- In this video, we're going to look at the law of cosines. And we're going to do two examples, one where you find a side length and one where you find an angle measure. And so here are the three forms of the law of cosines, basically the same thing, just rearranged. You might be intimidated when you look at it at first. But what you'll recognize is it's just describing the relationship between the three sides of a triangle, which we'll call a, b, and c, and then an angle, which it shows here, cosine of A. So notice a squared is here, that side length, and the angle opposite over here is cosine of A. If we have b squared over here, then there's cosine B. And then if there's c squared right here, it's cosine of C. 

The next thing I want you to notice is our general notation for sides and angles of a triangle. If I'm referring to this lowercase b as side b, then the angle opposite we'll refer to as angle B. Or here, it's showing a beta, second letter in the Greek alphabet. If you call this side a, then this will be angle A, or we could use angle alpha. And if this is side C, then this would be angle C, or we can use the Greek letter gamma. 
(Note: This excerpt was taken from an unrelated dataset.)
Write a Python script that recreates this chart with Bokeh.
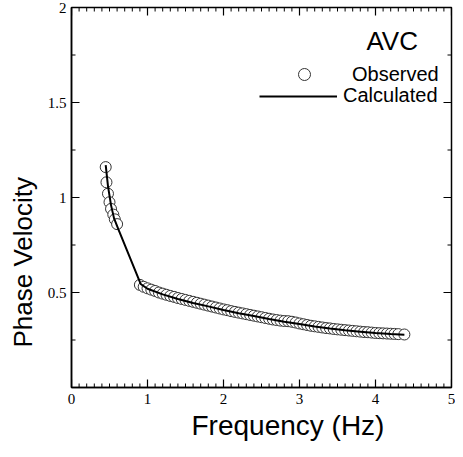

Now here's our first example. We're going to use the law of cosines to find a side length. And we're looking for this side right here. And while it isn't labeled, if we call this angle A, then we can call this side opposite it side a. So if we're thinking about our three different versions of the law of cosines, you might be thinking, which form of it are we going to use? Well, we're given angle A here, and we're looking for side a. So what's going to be the most helpful is this form right here. 

So let me just copy it down real quick. And now that we're here, let's fill in what we know. a is unknown. Angle A is 35 degrees. This right here we'd refer to as side c. And this right here we'd refer to as side b. So let me just substitute those into our formula. 

The great thing about this problem is there's not really anything to solve for. Really, all of this is ready to punch into your calculator. My one thing I'd warn you about is to make sure that your calculator is in degrees. When I punch that into my calculator, I got that a squared equals 13421.5281. Keep in mind, obviously, that's not reasonable to be a side length for this triangle. But we got to take the square root of both sides. 

And so whenever I take the square root of both sides, we get that our a value here equals roughly 115.85 units. So that's how to use law of cosines to find a side. Let's use law of cosines to now find an angle. In this particular example, I haven't designated yet which angle we're finding, but what you'll see sometimes is you'll see a question that asks you to find the largest angle or the smallest angle. So let's find the largest angle of this triangle. 

If we're finding the largest angle, you know the largest angle is going to be opposite the largest side. So we're actually looking for angle B here because side b is the largest side. So if we are looking for angle B, we need to use the form of our equation that uses angle B. So we're going to use this second form of our law of cosines right here. So let me copy it down real quick. 

And now if this is our side c, if this is our side a, and this is our side b, let's fill in everything we know into our equation. And remember that angle B is still our unknown. Now what we're going to do is we're going to solve for angle B. And so we've got to be careful about here is-- a common misconception is people will try to substitute all this into our calculator. 

We cannot do that because these are not like terms with this. This would be like adding 3 plus 2x. This is like our variable. It's our unknown. So since these are not like terms, I cannot combine them. So I'm going to simplify all of this together. And then I'm going to simplify those together. 30 squared plus 44 squared is going to be 2,836. 2 times 30 times 44 is 2,640. And then we still have our cosine B right here. 

So now once again, we cannot combine these. They're not like terms. I'm going to solve for our trig function. So I'm going to start by subtracting 2,836 from each side. And that's negative 235. And then I got to divide by the 2,640. 

Now over here, we have cosine of beta or cosine of B equals roughly 0.089. So our way that we actually find that is we do cosine inverse of 0.089. And we punch into our calculator, it's going to spit out angle B at us. And I get that the measure of angle B equals roughly-- we did a little bit of rounding, but 84.89 degrees.